--- START ---
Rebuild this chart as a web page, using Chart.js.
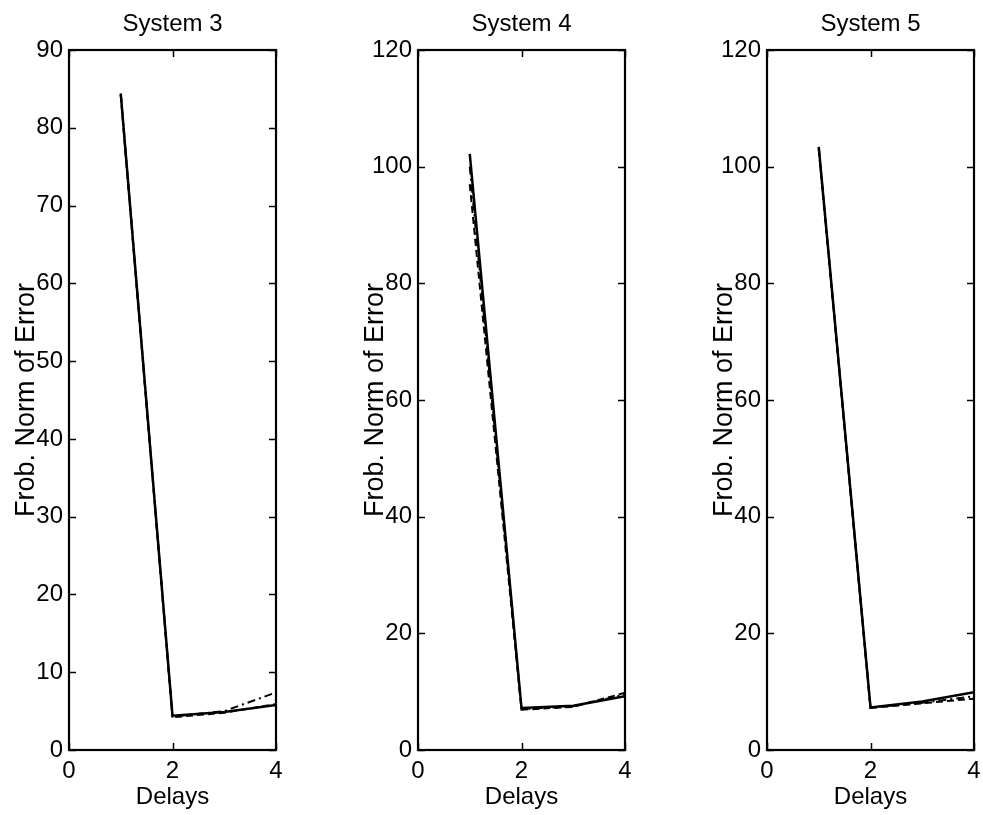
<!DOCTYPE html>
<html>
<head>
<meta charset="utf-8">
<script src="https://cdn.jsdelivr.net/npm/chart.js@4.4.1/dist/chart.umd.min.js"></script>
<style>
  html, body { margin: 0; padding: 0; background: #fff; overflow: hidden; }
  .panel { position: absolute; top: 0; }
</style>
</head>
<body>
<canvas id="sys3" class="panel" width="345" height="815" style="left:0px"></canvas>
<canvas id="sys4" class="panel" width="345" height="815" style="left:349px"></canvas>
<canvas id="sys5" class="panel" width="345" height="815" style="left:698px"></canvas>
<script>
// ============================================================================
// DATA
// ============================================================================

const delays = [1, 2, 3, 4];

const sys3Solid   = [84.4, 4.4, 4.9, 5.8];
const sys3Dashed  = [84.2, 4.2, 4.8, 5.9];
const sys3DashDot = [84.4, 4.3, 5.0, 7.4];

const sys4Solid   = [102.2, 7.2, 7.6, 9.2];
const sys4Dashed  = [97.0, 6.9, 7.4, 9.8];
const sys4DashDot = [100.0, 7.0, 7.5, 9.5];

const sys5Solid   = [103.4, 7.3, 8.3, 9.9];
const sys5Dashed  = [103.0, 7.2, 8.0, 8.8];
const sys5DashDot = [103.2, 7.3, 8.1, 9.2];

const panelTitles = ['System 3', 'System 4', 'System 5'];
const yMax = [90, 120, 120];
const yStep = [10, 20, 20];
const xMin = 0, xMax = 4, xStep = 2;

const FONT = '"Liberation Sans", Arial, Helvetica, sans-serif';

// ============================================================================
// PLUGINS
// ============================================================================

// MATLAB-style box with inward tick marks
const boxTicks = {
    id: 'boxTicks',
    afterDatasetsDraw(chart) {
        const { ctx, chartArea: a } = chart;
        const xs = chart.scales.x, ys = chart.scales.y;
        const len = 7;
        ctx.save();
        ctx.strokeStyle = '#000';
        ctx.lineWidth = 1.5;
        ctx.beginPath();
        ys.ticks.forEach(t => {
            const py = Math.round(ys.getPixelForValue(t.value)) + 0.5;
            ctx.moveTo(a.left, py); ctx.lineTo(a.left + len, py);
            ctx.moveTo(a.right, py); ctx.lineTo(a.right - len, py);
        });
        xs.ticks.forEach(t => {
            const px = Math.round(xs.getPixelForValue(t.value)) + 0.5;
            ctx.moveTo(px, a.bottom); ctx.lineTo(px, a.bottom - len);
            ctx.moveTo(px, a.top); ctx.lineTo(px, a.top + len);
        });
        ctx.stroke();
        ctx.lineWidth = 2.2;
        ctx.strokeRect(a.left, a.top, a.right - a.left, a.bottom - a.top);
        ctx.restore();
    }
};

// ============================================================================
// CHARTS
// ============================================================================

function makeLines(solid, dashed, dashDot) {
    const pts = arr => delays.map((d, i) => ({ x: d, y: arr[i] }));
    return [
        { label: 'solid', data: pts(solid), borderColor: '#000', borderWidth: 2.5, pointRadius: 0, tension: 0 },
        { label: 'dashed', data: pts(dashed), borderColor: '#000', borderWidth: 2, borderDash: [7, 4], pointRadius: 0, tension: 0 },
        { label: 'dashdot', data: pts(dashDot), borderColor: '#000', borderWidth: 2, borderDash: [8, 4, 2, 4], pointRadius: 0, tension: 0 }
    ];
}

function makeChart(id, idx, datasets) {
    const ctx = document.getElementById(id).getContext('2d');
    return new Chart(ctx, {
        type: 'line',
        data: { datasets },
        options: {
            responsive: false,
            animation: false,
            devicePixelRatio: 1,
            layout: { padding: 0 },
            plugins: {
                legend: { display: false },
                tooltip: { enabled: false },
                title: {
                    display: true,
                    text: panelTitles[idx],
                    color: '#000',
                    font: { family: FONT, size: 24, weight: 'normal', lineHeight: 1.2 },
                    padding: { top: 10, bottom: 11.2 }
                }
            },
            scales: {
                x: {
                    type: 'linear',
                    min: xMin, max: xMax,
                    grid: { display: false, drawTicks: false },
                    border: { display: false },
                    ticks: {
                        stepSize: xStep, color: '#000', padding: 7,
                        font: { family: FONT, size: 24 }
                    },
                    title: {
                        display: true, text: 'Delays', color: '#000',
                        font: { family: FONT, size: 24 },
                        padding: { top: 0, bottom: 3 }
                    },
                    afterFit(s) { s.height = 65; s.paddingLeft = 0; s.paddingRight = 0; }
                },
                y: {
                    type: 'linear',
                    position: 'left',
                    min: 0, max: yMax[idx],
                    grid: { display: false, drawTicks: false },
                    border: { display: false },
                    ticks: {
                        stepSize: yStep[idx], color: '#000', padding: 6,
                        font: { family: FONT, size: 24 }
                    },
                    title: {
                        display: true, text: 'Frob. Norm of Error', color: '#000',
                        font: { family: FONT, size: 27 },
                        padding: { top: 10, bottom: 0 }
                    },
                    afterFit(s) { s.width = 69; s.paddingTop = 0; s.paddingBottom = 0; }
                },
                // empty right-hand box so the title centres over the plot
                yRight: {
                    type: 'linear',
                    position: 'right',
                    display: true,
                    grid: { display: false, drawTicks: false },
                    border: { display: false },
                    ticks: { display: false },
                    afterFit(s) { s.width = 69; s.paddingTop = 0; s.paddingBottom = 0; }
                }
            }
        },
        plugins: [boxTicks]
    });
}

makeChart('sys3', 0, makeLines(sys3Solid, sys3Dashed, sys3DashDot));
makeChart('sys4', 1, makeLines(sys4Solid, sys4Dashed, sys4DashDot));
makeChart('sys5', 2, makeLines(sys5Solid, sys5Dashed, sys5DashDot));
</script>
</body>
</html>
--- END ---
:: WHAT IS REQUIRED ::
Reproduce the material above in full and without alteration, but skip all pictures.

:: EXERCISE RESPONSE ::
Rebuild this chart as a web page, using Chart.js.
<!DOCTYPE html>
<html>
<head>
<meta charset="utf-8">
<script src="https://cdn.jsdelivr.net/npm/chart.js@4.4.1/dist/chart.umd.min.js"></script>
<style>
  html, body { margin: 0; padding: 0; background: #fff; overflow: hidden; }
  .panel { position: absolute; top: 0; }
</style>
</head>
<body>
<canvas id="sys3" class="panel" width="345" height="815" style="left:0px"></canvas>
<canvas id="sys4" class="panel" width="345" height="815" style="left:349px"></canvas>
<canvas id="sys5" class="panel" width="345" height="815" style="left:698px"></canvas>
<script>
// ============================================================================
// DATA
// ============================================================================

const delays = [1, 2, 3, 4];

const sys3Solid   = [84.4, 4.4, 4.9, 5.8];
const sys3Dashed  = [84.2, 4.2, 4.8, 5.9];
const sys3DashDot = [84.4, 4.3, 5.0, 7.4];

const sys4Solid   = [102.2, 7.2, 7.6, 9.2];
const sys4Dashed  = [97.0, 6.9, 7.4, 9.8];
const sys4DashDot = [100.0, 7.0, 7.5, 9.5];

const sys5Solid   = [103.4, 7.3, 8.3, 9.9];
const sys5Dashed  = [103.0, 7.2, 8.0, 8.8];
const sys5DashDot = [103.2, 7.3, 8.1, 9.2];

const panelTitles = ['System 3', 'System 4', 'System 5'];
const yMax = [90, 120, 120];
const yStep = [10, 20, 20];
const xMin = 0, xMax = 4, xStep = 2;

const FONT = '"Liberation Sans", Arial, Helvetica, sans-serif';

// ============================================================================
// PLUGINS
// ============================================================================

// MATLAB-style box with inward tick marks
const boxTicks = {
    id: 'boxTicks',
    afterDatasetsDraw(chart) {
        const { ctx, chartArea: a } = chart;
        const xs = chart.scales.x, ys = chart.scales.y;
        const len = 7;
        ctx.save();
        ctx.strokeStyle = '#000';
        ctx.lineWidth = 1.5;
        ctx.beginPath();
        ys.ticks.forEach(t => {
            const py = Math.round(ys.getPixelForValue(t.value)) + 0.5;
            ctx.moveTo(a.left, py); ctx.lineTo(a.left + len, py);
            ctx.moveTo(a.right, py); ctx.lineTo(a.right - len, py);
        });
        xs.ticks.forEach(t => {
            const px = Math.round(xs.getPixelForValue(t.value)) + 0.5;
            ctx.moveTo(px, a.bottom); ctx.lineTo(px, a.bottom - len);
            ctx.moveTo(px, a.top); ctx.lineTo(px, a.top + len);
        });
        ctx.stroke();
        ctx.lineWidth = 2.2;
        ctx.strokeRect(a.left, a.top, a.right - a.left, a.bottom - a.top);
        ctx.restore();
    }
};

// ============================================================================
// CHARTS
// ============================================================================

function makeLines(solid, dashed, dashDot) {
    const pts = arr => delays.map((d, i) => ({ x: d, y: arr[i] }));
    return [
        { label: 'solid', data: pts(solid), borderColor: '#000', borderWidth: 2.5, pointRadius: 0, tension: 0 },
        { label: 'dashed', data: pts(dashed), borderColor: '#000', borderWidth: 2, borderDash: [7, 4], pointRadius: 0, tension: 0 },
        { label: 'dashdot', data: pts(dashDot), borderColor: '#000', borderWidth: 2, borderDash: [8, 4, 2, 4], pointRadius: 0, tension: 0 }
    ];
}

function makeChart(id, idx, datasets) {
    const ctx = document.getElementById(id).getContext('2d');
    return new Chart(ctx, {
        type: 'line',
        data: { datasets },
        options: {
            responsive: false,
            animation: false,
            devicePixelRatio: 1,
            layout: { padding: 0 },
            plugins: {
                legend: { display: false },
                tooltip: { enabled: false },
                title: {
                    display: true,
                    text: panelTitles[idx],
                    color: '#000',
                    font: { family: FONT, size: 24, weight: 'normal', lineHeight: 1.2 },
                    padding: { top: 10, bottom: 11.2 }
                }
            },
            scales: {
                x: {
                    type: 'linear',
                    min: xMin, max: xMax,
                    grid: { display: false, drawTicks: false },
                    border: { display: false },
                    ticks: {
                        stepSize: xStep, color: '#000', padding: 7,
                        font: { family: FONT, size: 24 }
                    },
                    title: {
                        display: true, text: 'Delays', color: '#000',
                        font: { family: FONT, size: 24 },
                        padding: { top: 0, bottom: 3 }
                    },
                    afterFit(s) { s.height = 65; s.paddingLeft = 0; s.paddingRight = 0; }
                },
                y: {
                    type: 'linear',
                    position: 'left',
                    min: 0, max: yMax[idx],
                    grid: { display: false, drawTicks: false },
                    border: { display: false },
                    ticks: {
                        stepSize: yStep[idx], color: '#000', padding: 6,
                        font: { family: FONT, size: 24 }
                    },
                    title: {
                        display: true, text: 'Frob. Norm of Error', color: '#000',
                        font: { family: FONT, size: 27 },
                        padding: { top: 10, bottom: 0 }
                    },
                    afterFit(s) { s.width = 69; s.paddingTop = 0; s.paddingBottom = 0; }
                },
                // empty right-hand box so the title centres over the plot
                yRight: {
                    type: 'linear',
                    position: 'right',
                    display: true,
                    grid: { display: false, drawTicks: false },
                    border: { display: false },
                    ticks: { display: false },
                    afterFit(s) { s.width = 69; s.paddingTop = 0; s.paddingBottom = 0; }
                }
            }
        },
        plugins: [boxTicks]
    });
}

makeChart('sys3', 0, makeLines(sys3Solid, sys3Dashed, sys3DashDot));
makeChart('sys4', 1, makeLines(sys4Solid, sys4Dashed, sys4DashDot));
makeChart('sys5', 2, makeLines(sys5Solid, sys5Dashed, sys5DashDot));
</script>
</body>
</html>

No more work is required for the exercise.